___ Raw records

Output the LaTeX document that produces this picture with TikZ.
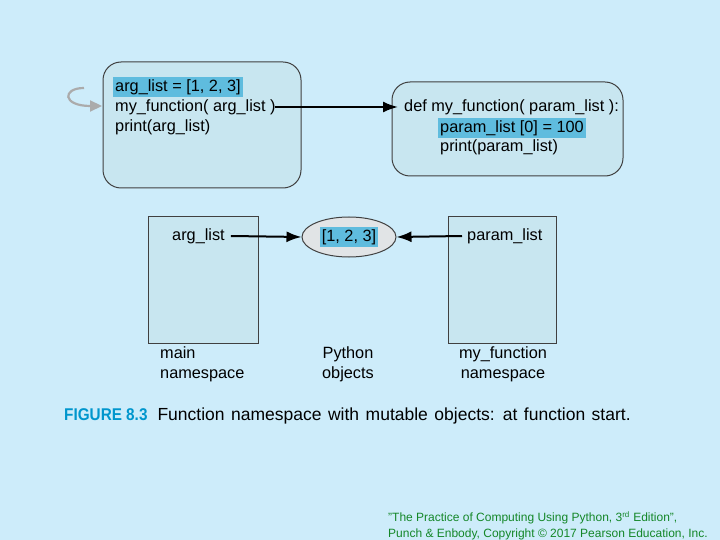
\documentclass[tikz,border=0pt]{standalone}
\usepackage{fontspec}
\setmainfont{Liberation Sans}
\newfontfamily\capfont{Liberation Sans}
\newfontfamily\figfont[FakeStretch=0.9]{Liberation Sans}
\usetikzlibrary{arrows.meta,shapes.geometric}
\definecolor{bgc}{RGB}{205,236,250}
\definecolor{boxc}{RGB}{200,230,240}
\definecolor{hl}{RGB}{95,188,222}
\definecolor{figc}{RGB}{0,150,205}
\definecolor{grn}{RGB}{20,135,40}
\definecolor{ellc}{RGB}{225,228,230}
\tikzset{
  codebox/.style={draw=black!75, line width=1pt, fill=boxc, rounded corners=18pt},
  nsbox/.style={draw=black!75, line width=1pt, fill=boxc},
  codetxt/.style={anchor=west, inner sep=0pt, font=\fontsize{16.3}{18}\selectfont},
  hltxt/.style={codetxt, fill=hl, inner xsep=2pt, inner ysep=2.5pt},
  conn/.style={line width=2pt, -{Latex[length=15pt,width=11pt]}},
  lbl/.style={font=\fontsize{16.3}{20}\selectfont, inner sep=0pt}
}
\begin{document}
\begin{tikzpicture}[x=1pt,y=-1pt]
\fill[bgc] (0,0) rectangle (720,540);
\useasboundingbox (0,0) rectangle (720,540);
% code boxes
\draw[codebox] (103,62) rectangle (301,188);
\draw[codebox] (392,82) rectangle (623,176);
\node[hltxt] (l1) at (113,87) {arg\_list = [1, 2, 3]};
\node[codetxt] (l2) at (115,107) {my\_function( arg\_list )};
\node[codetxt] (l3) at (115,127) {print(arg\_list)};
\node[codetxt] (r1) at (404,107) {def my\_function( param\_list ):};
\node[hltxt] (r2) at (438,128) {param\_list [0] = 100};
\node[codetxt] (r3) at (440,147) {print(param\_list)};
\coordinate (callend) at (398,107);
\draw[conn] ([xshift=-1pt]l2.east) -- (callend);
% gray curved arrow
\coordinate (cs) at (84,88);
\coordinate (ce) at (102,106);
\draw[draw=black!33, fill=none, line width=2.2pt, -{Triangle[length=12pt,width=11pt]}]
  (cs) .. controls (62,88) and (62,106) .. (ce);
% namespace boxes
\draw[nsbox] (148,217) rectangle (258,343);
\draw[nsbox] (448,217) rectangle (556,343);
\node[draw=black!75, line width=1pt, fill=ellc, ellipse, minimum width=94pt, minimum height=40pt, inner sep=0pt] (obj) at (349,237) {};
\node[lbl, fill=hl, inner xsep=2pt, inner ysep=2.5pt] (objt) at (349,237) {[1, 2, 3]};
\node[lbl, anchor=west] (an) at (172,236) {arg\_list};
\node[lbl, anchor=west] (pn) at (467,236) {param\_list};
\draw[conn] ([xshift=6pt]an.east) -- (obj.west);
\draw[conn] ([xshift=-5pt]pn.west) -- (obj.east);
% labels
\node[lbl, align=left, anchor=north west] (mn) at (160,346) {main\\namespace};
\node[lbl, align=center, anchor=north] (po) at (348,346) {Python\\objects};
\node[lbl, align=center, anchor=north] (fn) at (503,346) {my\_function\\namespace};
% caption
\node[anchor=west, inner sep=0pt, font=\capfont\fontsize{17.5}{20}\selectfont] (cap) at (64,416)
  {{\figfont\fontsize{17}{20}\selectfont\color{figc}\bfseries FIGURE 8.3}\hspace{10pt}{\spaceskip=6.5pt Function namespace with mutable objects: at function start.}};
% copyright
\node[anchor=north west, align=left, inner sep=0pt, text=grn, font=\fontsize{12}{16}\selectfont] (cpy) at (388,511)
  {"The Practice of Computing Using Python, 3\textsuperscript{rd} Edition",\\Punch \& Enbody, Copyright © 2017 Pearson Education, Inc.};
\end{tikzpicture}
\end{document}
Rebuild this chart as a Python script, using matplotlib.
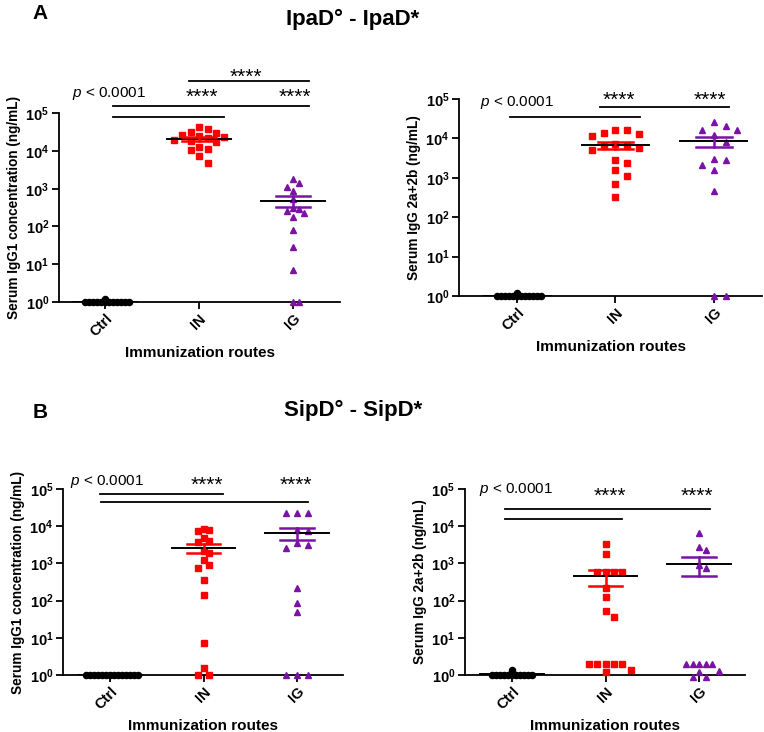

______

Print the full listing exactly, dropping the pictures.

Output the LaTeX document that produces this picture with TikZ.
\documentclass[tikz,border=0pt]{standalone}
\usepackage{fontspec}
\setmainfont{Liberation Sans}
\newfontfamily\capfont{Liberation Sans}
\newfontfamily\figfont[FakeStretch=0.9]{Liberation Sans}
\usetikzlibrary{arrows.meta,shapes.geometric}
\definecolor{bgc}{RGB}{205,236,250}
\definecolor{boxc}{RGB}{200,230,240}
\definecolor{hl}{RGB}{95,188,222}
\definecolor{figc}{RGB}{0,150,205}
\definecolor{grn}{RGB}{20,135,40}
\definecolor{ellc}{RGB}{225,228,230}
\tikzset{
  codebox/.style={draw=black!75, line width=1pt, fill=boxc, rounded corners=18pt},
  nsbox/.style={draw=black!75, line width=1pt, fill=boxc},
  codetxt/.style={anchor=west, inner sep=0pt, font=\fontsize{16.3}{18}\selectfont},
  hltxt/.style={codetxt, fill=hl, inner xsep=2pt, inner ysep=2.5pt},
  conn/.style={line width=2pt, -{Latex[length=15pt,width=11pt]}},
  lbl/.style={font=\fontsize{16.3}{20}\selectfont, inner sep=0pt}
}
\begin{document}
\begin{tikzpicture}[x=1pt,y=-1pt]
\fill[bgc] (0,0) rectangle (720,540);
\useasboundingbox (0,0) rectangle (720,540);
% code boxes
\draw[codebox] (103,62) rectangle (301,188);
\draw[codebox] (392,82) rectangle (623,176);
\node[hltxt] (l1) at (113,87) {arg\_list = [1, 2, 3]};
\node[codetxt] (l2) at (115,107) {my\_function( arg\_list )};
\node[codetxt] (l3) at (115,127) {print(arg\_list)};
\node[codetxt] (r1) at (404,107) {def my\_function( param\_list ):};
\node[hltxt] (r2) at (438,128) {param\_list [0] = 100};
\node[codetxt] (r3) at (440,147) {print(param\_list)};
\coordinate (callend) at (398,107);
\draw[conn] ([xshift=-1pt]l2.east) -- (callend);
% gray curved arrow
\coordinate (cs) at (84,88);
\coordinate (ce) at (102,106);
\draw[draw=black!33, fill=none, line width=2.2pt, -{Triangle[length=12pt,width=11pt]}]
  (cs) .. controls (62,88) and (62,106) .. (ce);
% namespace boxes
\draw[nsbox] (148,217) rectangle (258,343);
\draw[nsbox] (448,217) rectangle (556,343);
\node[draw=black!75, line width=1pt, fill=ellc, ellipse, minimum width=94pt, minimum height=40pt, inner sep=0pt] (obj) at (349,237) {};
\node[lbl, fill=hl, inner xsep=2pt, inner ysep=2.5pt] (objt) at (349,237) {[1, 2, 3]};
\node[lbl, anchor=west] (an) at (172,236) {arg\_list};
\node[lbl, anchor=west] (pn) at (467,236) {param\_list};
\draw[conn] ([xshift=6pt]an.east) -- (obj.west);
\draw[conn] ([xshift=-5pt]pn.west) -- (obj.east);
% labels
\node[lbl, align=left, anchor=north west] (mn) at (160,346) {main\\namespace};
\node[lbl, align=center, anchor=north] (po) at (348,346) {Python\\objects};
\node[lbl, align=center, anchor=north] (fn) at (503,346) {my\_function\\namespace};
% caption
\node[anchor=west, inner sep=0pt, font=\capfont\fontsize{17.5}{20}\selectfont] (cap) at (64,416)
  {{\figfont\fontsize{17}{20}\selectfont\color{figc}\bfseries FIGURE 8.3}\hspace{10pt}{\spaceskip=6.5pt Function namespace with mutable objects: at function start.}};
% copyright
\node[anchor=north west, align=left, inner sep=0pt, text=grn, font=\fontsize{12}{16}\selectfont] (cpy) at (388,511)
  {"The Practice of Computing Using Python, 3\textsuperscript{rd} Edition",\\Punch \& Enbody, Copyright © 2017 Pearson Education, Inc.};
\end{tikzpicture}
\end{document}
Rebuild this chart as a Python script, using matplotlib.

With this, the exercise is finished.